CIELab is the color space that ICC Profiles and CMMs often use as an intermediary space when converting colors. So a monitor to printer match translates colors from the monitor's space (RGB) into Lab and then into the printer's color space (CMYK for example).
The L component is the lightness of the color. The a component is the red/green scale (+a is red, -a is green) The b component is the blue/yellow scale (+b is yellow, -b is blue... go figure)
CIELab, or more correctly CIEL*a*b* is a (mostly) device independent color-space based on the measurements of hundreds of humans the CIE made in 1931 when they created the CIEXYZ color space. In 1976 the CIE created the Lab space to reflect the entire gamut or range of colors the human eye can typically see. The Lab space, unlike other CIE color spaces, is supposed to be perceptually uniform. That is, any movement within the space, in any direction, should result in an equally perceptible color shift. There are many who believe that the Lab space is not perceptually uniform but that is outside the scope of this glossary.

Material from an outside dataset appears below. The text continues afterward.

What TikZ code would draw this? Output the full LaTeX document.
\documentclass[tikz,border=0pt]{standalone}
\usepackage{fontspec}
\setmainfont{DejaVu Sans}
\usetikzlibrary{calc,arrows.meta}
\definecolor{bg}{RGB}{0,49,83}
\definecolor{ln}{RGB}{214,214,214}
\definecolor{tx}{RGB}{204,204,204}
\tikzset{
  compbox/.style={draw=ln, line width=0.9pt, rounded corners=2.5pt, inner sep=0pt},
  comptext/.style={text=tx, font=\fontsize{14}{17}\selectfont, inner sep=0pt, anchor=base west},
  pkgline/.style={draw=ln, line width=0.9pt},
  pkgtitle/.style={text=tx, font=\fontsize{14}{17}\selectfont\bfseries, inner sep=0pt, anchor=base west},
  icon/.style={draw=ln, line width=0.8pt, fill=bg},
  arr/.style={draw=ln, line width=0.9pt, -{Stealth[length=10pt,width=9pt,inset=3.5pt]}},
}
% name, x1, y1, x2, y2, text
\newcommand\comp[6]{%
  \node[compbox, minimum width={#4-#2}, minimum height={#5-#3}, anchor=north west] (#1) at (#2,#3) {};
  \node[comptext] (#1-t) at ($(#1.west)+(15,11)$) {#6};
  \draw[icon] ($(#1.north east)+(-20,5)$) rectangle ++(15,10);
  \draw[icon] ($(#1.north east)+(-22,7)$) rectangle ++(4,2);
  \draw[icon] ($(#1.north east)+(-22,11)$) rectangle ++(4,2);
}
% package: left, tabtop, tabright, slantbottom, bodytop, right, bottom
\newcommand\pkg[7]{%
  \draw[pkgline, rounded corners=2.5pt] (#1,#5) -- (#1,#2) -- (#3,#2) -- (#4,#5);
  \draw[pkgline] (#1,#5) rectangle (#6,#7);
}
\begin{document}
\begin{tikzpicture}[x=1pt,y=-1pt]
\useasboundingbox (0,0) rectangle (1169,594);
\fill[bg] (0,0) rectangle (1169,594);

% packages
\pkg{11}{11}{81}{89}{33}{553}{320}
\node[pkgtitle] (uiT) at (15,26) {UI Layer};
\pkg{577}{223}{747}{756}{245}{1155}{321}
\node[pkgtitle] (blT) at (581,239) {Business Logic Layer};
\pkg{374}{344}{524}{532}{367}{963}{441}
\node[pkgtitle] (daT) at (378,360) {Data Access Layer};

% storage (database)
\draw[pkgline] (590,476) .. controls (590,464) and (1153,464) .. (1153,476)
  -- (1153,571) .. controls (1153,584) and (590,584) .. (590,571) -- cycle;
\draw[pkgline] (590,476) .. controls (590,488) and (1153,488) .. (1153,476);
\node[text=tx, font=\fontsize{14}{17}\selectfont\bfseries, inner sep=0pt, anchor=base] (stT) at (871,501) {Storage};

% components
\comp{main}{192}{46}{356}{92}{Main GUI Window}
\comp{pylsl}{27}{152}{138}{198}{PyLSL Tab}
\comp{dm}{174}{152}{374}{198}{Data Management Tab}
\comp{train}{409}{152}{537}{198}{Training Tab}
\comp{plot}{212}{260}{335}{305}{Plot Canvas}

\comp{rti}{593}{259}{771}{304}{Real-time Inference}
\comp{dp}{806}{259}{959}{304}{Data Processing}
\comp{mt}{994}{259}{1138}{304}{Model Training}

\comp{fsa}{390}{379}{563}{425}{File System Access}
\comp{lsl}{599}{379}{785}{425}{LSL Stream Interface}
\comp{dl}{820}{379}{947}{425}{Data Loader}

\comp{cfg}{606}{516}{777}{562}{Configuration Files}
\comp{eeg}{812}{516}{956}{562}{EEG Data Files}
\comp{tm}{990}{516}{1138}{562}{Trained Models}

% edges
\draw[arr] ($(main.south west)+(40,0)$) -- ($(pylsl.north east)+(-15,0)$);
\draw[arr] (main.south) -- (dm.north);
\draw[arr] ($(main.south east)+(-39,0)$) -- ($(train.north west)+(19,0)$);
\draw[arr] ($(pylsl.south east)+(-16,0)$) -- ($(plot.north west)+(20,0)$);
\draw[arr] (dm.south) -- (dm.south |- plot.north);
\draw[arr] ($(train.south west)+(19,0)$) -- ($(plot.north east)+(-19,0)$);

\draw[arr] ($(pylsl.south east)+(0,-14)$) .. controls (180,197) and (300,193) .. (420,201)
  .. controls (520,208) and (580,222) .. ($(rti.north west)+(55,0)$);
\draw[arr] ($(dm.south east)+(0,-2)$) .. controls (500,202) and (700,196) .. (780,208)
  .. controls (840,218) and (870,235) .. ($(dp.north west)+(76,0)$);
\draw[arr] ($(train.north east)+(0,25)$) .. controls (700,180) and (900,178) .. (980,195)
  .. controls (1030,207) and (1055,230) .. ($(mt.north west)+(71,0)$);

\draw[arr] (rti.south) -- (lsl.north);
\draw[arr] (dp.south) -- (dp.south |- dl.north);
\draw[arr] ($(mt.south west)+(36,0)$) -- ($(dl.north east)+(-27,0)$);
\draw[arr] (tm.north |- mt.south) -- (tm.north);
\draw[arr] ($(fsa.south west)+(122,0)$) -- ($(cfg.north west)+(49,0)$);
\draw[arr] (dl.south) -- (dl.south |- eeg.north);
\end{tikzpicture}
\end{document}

In order to define precise points in CIELab which can be encoded into 8 or 16 bit for a PCS, the ICC constrains the a and b axis to 256 points. The L axis is usually bounded by 0 and 100. However the a and b axis can go out as far as is needed.
To view the actual human perceptible gamut, see Bruce Lindbloom's Lab Gamut Display.
LCH is another way of measuring the same color space. (see LCH for more information) The Lab color space is not precisely device independant as it is defined relative to a reference white point. This white point is often based on the whitest point that can be generated by a device or a standard white point (like D50).